Though it seems as if this is a new idea because of the recent publicity of it, fake news has been around in America since the late 19 century when “yellow journalism” first appeared. The term was coined based on two publishers and their profit-driven reporting of the developing action with the United States and Cuba. Joseph Pulitzer, an American journalist for the New York World, in 1896 began publishing a cartoon by R.F. Outcault titled “The Yellow Kid”. The cartoon was later bought by publisher of the New York Journal, William Randolph Hearst; however, Pulitzer proceeded to publish a cartoon similar to “The Yellow Kid” to continue competing with Hearst.

 

In order to stay in close competition, the two newspapers began publishing over-dramatized and altered stories – things the people of the United States were intrigued by – for a greater profit.

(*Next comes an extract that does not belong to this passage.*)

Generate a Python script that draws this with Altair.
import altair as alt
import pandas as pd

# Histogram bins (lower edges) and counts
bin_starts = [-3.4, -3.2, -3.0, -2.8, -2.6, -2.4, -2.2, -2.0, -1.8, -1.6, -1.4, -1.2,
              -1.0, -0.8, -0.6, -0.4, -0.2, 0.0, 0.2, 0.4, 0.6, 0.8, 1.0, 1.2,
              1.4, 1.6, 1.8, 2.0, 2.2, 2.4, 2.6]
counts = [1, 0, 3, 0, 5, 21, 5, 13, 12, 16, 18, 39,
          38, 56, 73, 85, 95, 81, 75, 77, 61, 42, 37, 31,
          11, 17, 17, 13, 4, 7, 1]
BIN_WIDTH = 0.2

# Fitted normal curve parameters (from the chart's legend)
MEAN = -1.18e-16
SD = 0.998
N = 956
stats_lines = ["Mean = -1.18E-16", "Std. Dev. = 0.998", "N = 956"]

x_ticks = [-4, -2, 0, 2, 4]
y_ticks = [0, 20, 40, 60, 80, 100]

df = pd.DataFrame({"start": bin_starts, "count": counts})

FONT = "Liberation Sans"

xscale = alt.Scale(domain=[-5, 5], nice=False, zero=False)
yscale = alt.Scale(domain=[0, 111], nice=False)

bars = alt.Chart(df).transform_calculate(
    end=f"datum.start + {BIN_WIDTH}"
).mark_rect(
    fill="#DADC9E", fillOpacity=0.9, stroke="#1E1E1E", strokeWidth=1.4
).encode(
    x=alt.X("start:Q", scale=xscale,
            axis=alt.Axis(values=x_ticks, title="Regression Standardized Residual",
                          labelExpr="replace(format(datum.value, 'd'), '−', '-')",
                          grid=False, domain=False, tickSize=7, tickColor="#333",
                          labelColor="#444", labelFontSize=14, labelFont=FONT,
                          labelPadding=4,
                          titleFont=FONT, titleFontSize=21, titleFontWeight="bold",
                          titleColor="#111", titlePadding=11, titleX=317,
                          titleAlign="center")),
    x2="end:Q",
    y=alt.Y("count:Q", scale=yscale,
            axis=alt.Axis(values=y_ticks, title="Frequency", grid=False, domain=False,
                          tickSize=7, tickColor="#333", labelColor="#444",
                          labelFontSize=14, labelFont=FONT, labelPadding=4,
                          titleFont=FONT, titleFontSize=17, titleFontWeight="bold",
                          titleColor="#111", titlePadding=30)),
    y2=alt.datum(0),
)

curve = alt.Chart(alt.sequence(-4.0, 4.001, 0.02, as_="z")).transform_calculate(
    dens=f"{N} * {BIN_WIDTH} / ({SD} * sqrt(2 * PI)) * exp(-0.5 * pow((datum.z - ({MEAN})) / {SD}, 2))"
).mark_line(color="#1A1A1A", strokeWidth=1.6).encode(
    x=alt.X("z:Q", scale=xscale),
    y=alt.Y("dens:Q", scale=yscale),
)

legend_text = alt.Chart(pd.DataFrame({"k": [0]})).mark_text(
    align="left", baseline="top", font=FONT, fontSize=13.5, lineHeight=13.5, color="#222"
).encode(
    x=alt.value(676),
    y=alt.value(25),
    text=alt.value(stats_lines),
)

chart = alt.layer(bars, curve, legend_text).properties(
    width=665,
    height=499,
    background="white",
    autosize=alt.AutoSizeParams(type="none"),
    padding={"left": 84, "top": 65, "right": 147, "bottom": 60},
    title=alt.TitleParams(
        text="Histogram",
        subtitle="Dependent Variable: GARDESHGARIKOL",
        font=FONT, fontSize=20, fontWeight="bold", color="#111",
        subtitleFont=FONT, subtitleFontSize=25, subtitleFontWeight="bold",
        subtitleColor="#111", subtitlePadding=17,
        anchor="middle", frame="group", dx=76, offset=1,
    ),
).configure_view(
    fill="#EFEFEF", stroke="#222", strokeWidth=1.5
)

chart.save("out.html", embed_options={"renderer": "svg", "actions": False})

Rather than factual news, the two papers were instead publishing stories that were generated to make money, and sway the public’s opinion one way or another regarding the Spanish-American War. Sound familiar to today’s debacle over the trustworthiness of news sources, especially with respect to our new President?

 

Teacher Mr. Zentz questions the existence of “fake news” in today’s world, but determines there is an impact on today’s reporting due to “exaggerated news”.

 

“What’s trending is what has become news”, Zentz said.

 

Zentz explained the strategy Donald Trump is using to manipulate the media industry, using his Twitter account to tweet something ludacris, essentially throwing reporters a bone to retrieve, where there is not actual news. Trump can go on, living his own life with minimal interruption while the media is chasing his fabricated “news”. Therefore, the excitement and breaking news stories are really not news at all. They are just what the public think they should be interested in.

 

As consumers, it is quite worrisome to think that nothing we read, or hear, could actually be factual or valuable. Junior Juwon Lee sees the dangers of this.

 

“You can’t just jump to a conclusion of what the media tells you”, Lee said.

 

Lee believes it is important, whether one sees it as a credible source or not, to always apply your own background knowledge to whatever you may read or hear through the media.

 

Though it may require more research and some wisdom to not be fooled, it is possible to weed out what is right, out of what today’s media writes.